Vincent Harris said...

Hi Richard,

3 questions.

1: 'why you take exception to Alex's advocacy for massacres such as the 2004 Gatumba attack to be recognised as genocide?'

Answer:
In Burundi two events are recognized as genocide (1972: 80.000 to 200.000 hutu & 1993 killings of possibly as many as 25,000 Tutsi) in the final report of the International Commission of Inquiry for Burundi (2002).

Aim of Alex Ntung's advocacy at the conference at the brooking institute (just as Willy Nzisabira's denial of the 1972 Burundi genocide againsts hutus here) is to cherrypick historical events & use them for propaganda purposes culminating in the #RPF organised, funded & led recent assault on Congo.

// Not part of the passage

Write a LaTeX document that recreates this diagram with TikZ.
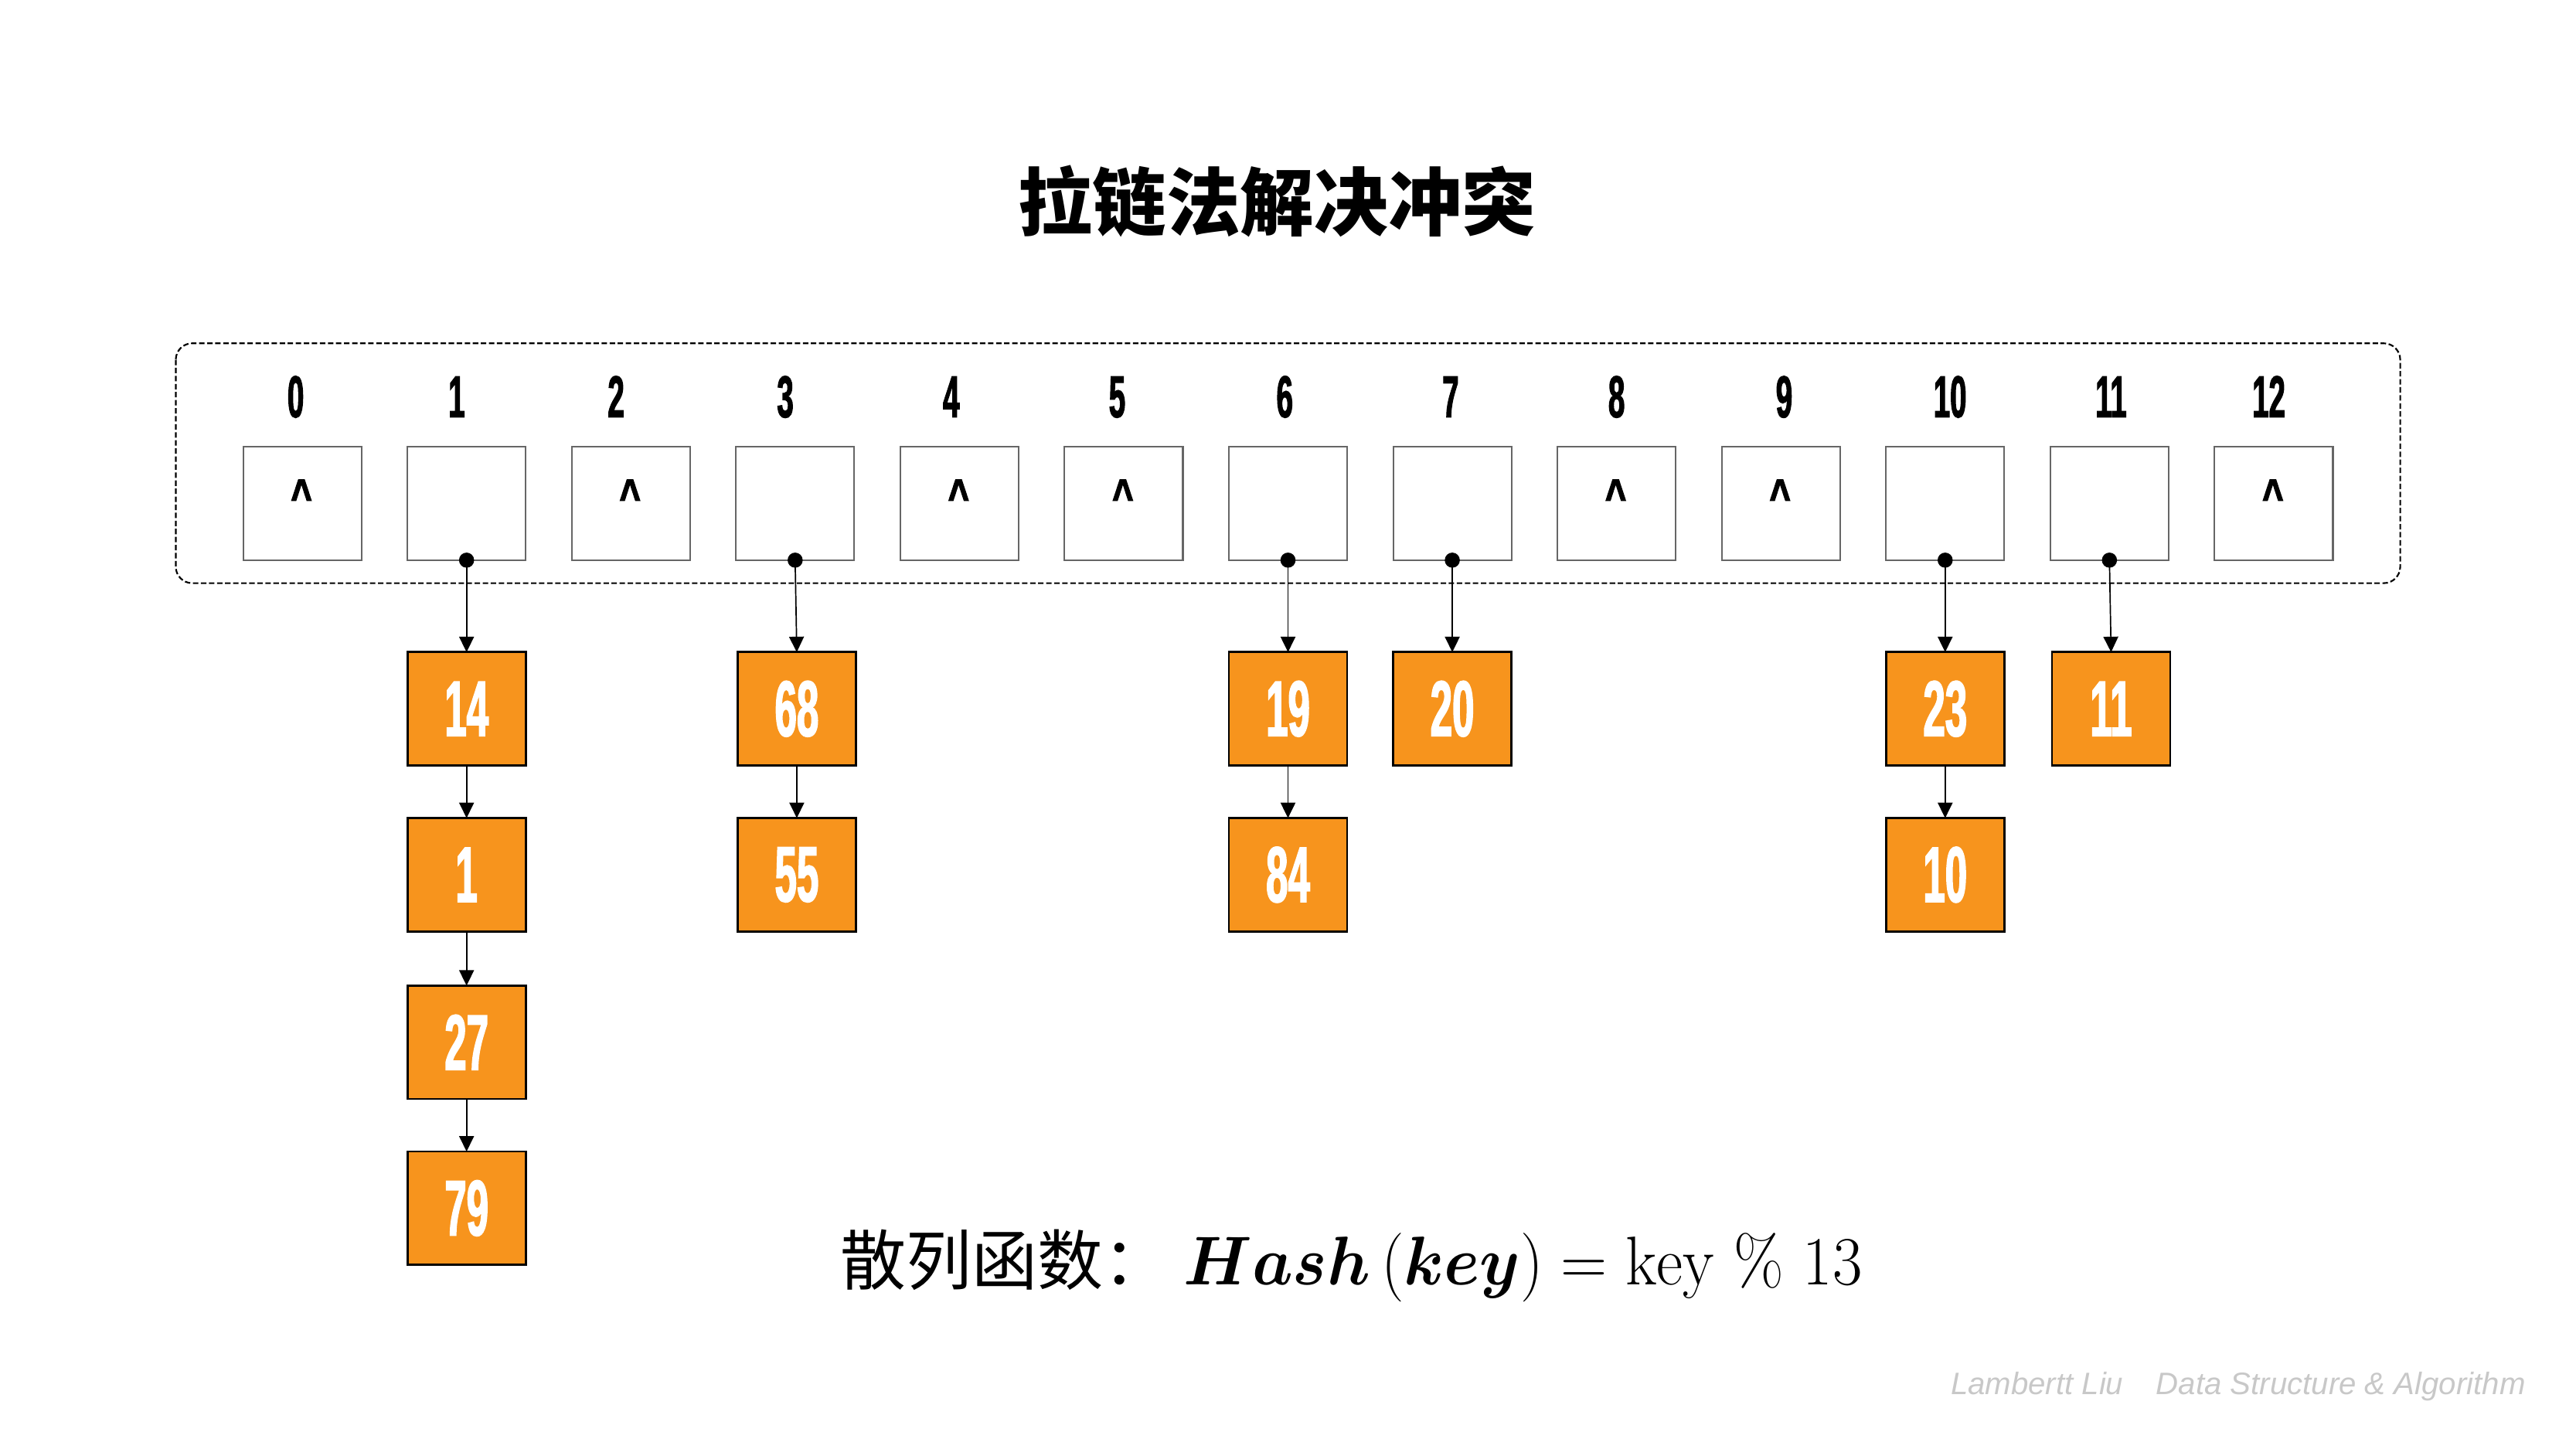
\RequirePackage{fix-cm}
\documentclass[tikz,border=0pt]{standalone}
\usepackage{amsmath}
\usepackage{fontspec}
\usetikzlibrary{arrows.meta}
\newfontfamily\cjk{Noto Sans CJK SC}
\newfontfamily\numfont{Liberation Sans}[FakeStretch=0.5,FakeBold=1.5]
\newfontfamily\caretfont{Liberation Sans}[FakeStretch=0.75,FakeBold=2.5]
\newfontfamily\wmfont{Liberation Sans}
\definecolor{nodeorange}{RGB}{247,148,29}
\definecolor{boxgray}{RGB}{102,102,102}
\definecolor{wmgray}{RGB}{200,200,200}
\begin{document}
\begin{tikzpicture}[x=0.5pt,y=-0.5pt,
  slot/.style={draw=boxgray, line width=0.5pt, minimum width=36pt, minimum height=34.5pt, inner sep=0pt, outer sep=0pt},
  item/.style={draw=black, fill=nodeorange, line width=0.65pt, minimum width=36pt, minimum height=34.5pt, inner sep=0pt, outer sep=0pt, text=white, font=\numfont\bfseries\fontsize{24}{24}\selectfont},
  idx/.style={anchor=base, inner sep=0pt, font=\numfont\bfseries\fontsize{18}{18}\selectfont},
  nil/.style={anchor=base, inner sep=0pt, font=\caretfont\bfseries\fontsize{14.5}{14.5}\selectfont},
  link/.style={line width=0.4pt, -{Triangle[length=4.7pt,width=4.5pt]}},
  frame/.style={dash pattern=on 1.65pt off 0.8pt, line width=0.5pt, rounded corners=5pt},
  pin/.style={fill=black}
]
\useasboundingbox (0,0) rectangle (1568,882);

% title
\node[font=\cjk\bfseries\fontsize{22.5}{22.5}\selectfont] (title) at (777.5,122.5) {拉链法解决冲突};

% dashed frame
\draw[frame] (107,209) rectangle (1461,355);

% slots
\foreach \i in {0,...,12} {
  \node[slot] (s\i) at ({184+100*\i},306.5) {};
}
\foreach \i/\x in {0/180,1/278,2/375,3/478,4/579,5/680,6/782,7/883,8/984,9/1086,10/1187,11/1285,12/1381} {
  \node[idx] (l\i) at (\x,254) {\i};
}
\foreach \i in {0,2,4,5,8,9,12} {
  \node[nil] (n\i) at ({183.5+100*\i},312) {\textasciicircum};
}

% chain nodes
\node[item] (c1a) at (284,431.5) {14};
\node[item] (c1b) at (284,532.5) {1};
\node[item] (c1c) at (284,634.5) {27};
\node[item] (c1d) at (284,735.5) {79};
\node[item] (c3a) at (485,431.5) {68};
\node[item] (c3b) at (485,532.5) {55};
\node[item] (c6a) at (784,431.5) {19};
\node[item] (c6b) at (784,532.5) {84};
\node[item] (c7a) at (884,431.5) {20};
\node[item] (c10a) at (1184,431.5) {23};
\node[item] (c10b) at (1184,532.5) {10};
\node[item] (c11a) at (1285,431.5) {11};

% links from slots
\foreach \s/\c in {s1/c1a,s3/c3a,s6/c6a,s7/c7a,s10/c10a,s11/c11a} {
  \draw[link] (\s.south) -- (\c.north);
  \fill[pin] (\s.south) circle (2.3pt);
}
% links inside chains
\foreach \a/\b in {c1a/c1b,c1b/c1c,c1c/c1d,c3a/c3b,c6a/c6b,c10a/c10b} {
  \draw[link] (\a.south) -- (\b.north);
}

% formula
\node[anchor=base west, inner sep=0pt, font=\cjk\fontsize{20}{20}\selectfont] (fn) at (511,782) {散列函数：};
\node[anchor=base west, inner sep=0pt, font=\fontsize{21}{21}\selectfont] (fx) at (720,782) {\scalebox{0.935}[1]{$\boldsymbol{Hash}\,(\boldsymbol{key}) = \mathrm{key}\ \%\ 13$}};

% watermark
\node[anchor=base west, inner sep=0pt, text=wmgray, font=\wmfont\itshape\fontsize{9.45}{9.45}\selectfont] (wm) at (1187,849) {Lambertt Liu\hspace{10pt}Data Structure \& Algorithm};
\end{tikzpicture}
\end{document}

2) On the debate about the break-up of Congo, again, could you clarify what your concern is here? Is it really so unacceptable for Congolese people to want to have similar discussions?

answer:
Your comparison of an armed insurgency organised, funded & led by the revolutionary Rwandan Patriotic Front (& Ugandan army) with a political party that advocates breaking up the UK by making Scotland an independent state is nonsense. I'm surprised (& disappointed) you don't see that yourself.

3) Should it be so surprising, given the endemic corruption and criminality of successive Congolese governments, that people might want to debate the basic viability of the current state model?

Answer:

It depends. If this debate is a deliberate attempt to reward and support Rwanda & Uganda's panafrican maoist revolutionary elites for their sustained & welldocumented effort to destablize the DRC I consider it extremely dangerous.

Richard Wilson said...

Hi Vincent,

Thanks for coming back to me on this but I'm still doubtful!

1. What's your reason for thinking that Alex's advocacy regarding Gatumba was designed "to cherrypick historical events & use them for propaganda purposes culminating in the #RPF organised, funded & led recent assault on Congo" - rather than simply to press for justice for members of his family and community who were killed in a massacre at a refugee camp?

2. I don't think I was referring to any armed insurgency in my comparison. I was simply comparing the right of a Congolese person to moot the break-up of Congo with the right of a British person to moot the break-up of the UK - or the unification of Northern and Southern Ireland. Do you not think it is possible for someone to peacefully raise the prospect of secession even if there might be others pursuing that same objective through violent means? Perhaps a better comparison might be the right of a Northern Irish person to advocate peacefully for Irish unification - and this being distinct and distinguishable from the actions of those (eg. the IRA) who have sought the same objective by violent means?

3. I would agree with you that rewarding and supporting "Rwanda and Uganda's panafrican maoist revolutionary elites for their sustained & well documented effort to destablize the DRC" could be dangerous, but I really don't believe that this is what Alex has been doing. Could you explain this comment a bit more?

Richard Wilson said...

Hi Vincent - I just checked your reference and the person who makes the statement you quote just gives his name as "Alex". It doesn't say this was Alex Ntung. Are you sure that Alex Ntung did actually say what you've said he said?!

Richard Wilson said...

(Just to be clear I'm referring to the quote from the Brookings Inst transcript)

Richard Wilson said...

OK I've found the audio and it's definitely not Alex Ntung!

TheMvuka said...

Thank you so much Richard for challenging Vincent for his extremely subjective views. What is even more morally wrong about Vincent is that he also offended my community to question and pick on the death of innocent murdered people such as Eraste Rwatangabo and his colleagues simply because are Tutsis? Victims identity is only 'relevant' to those who end their lives, any blogger and human right activist should see injustice in humane lenses.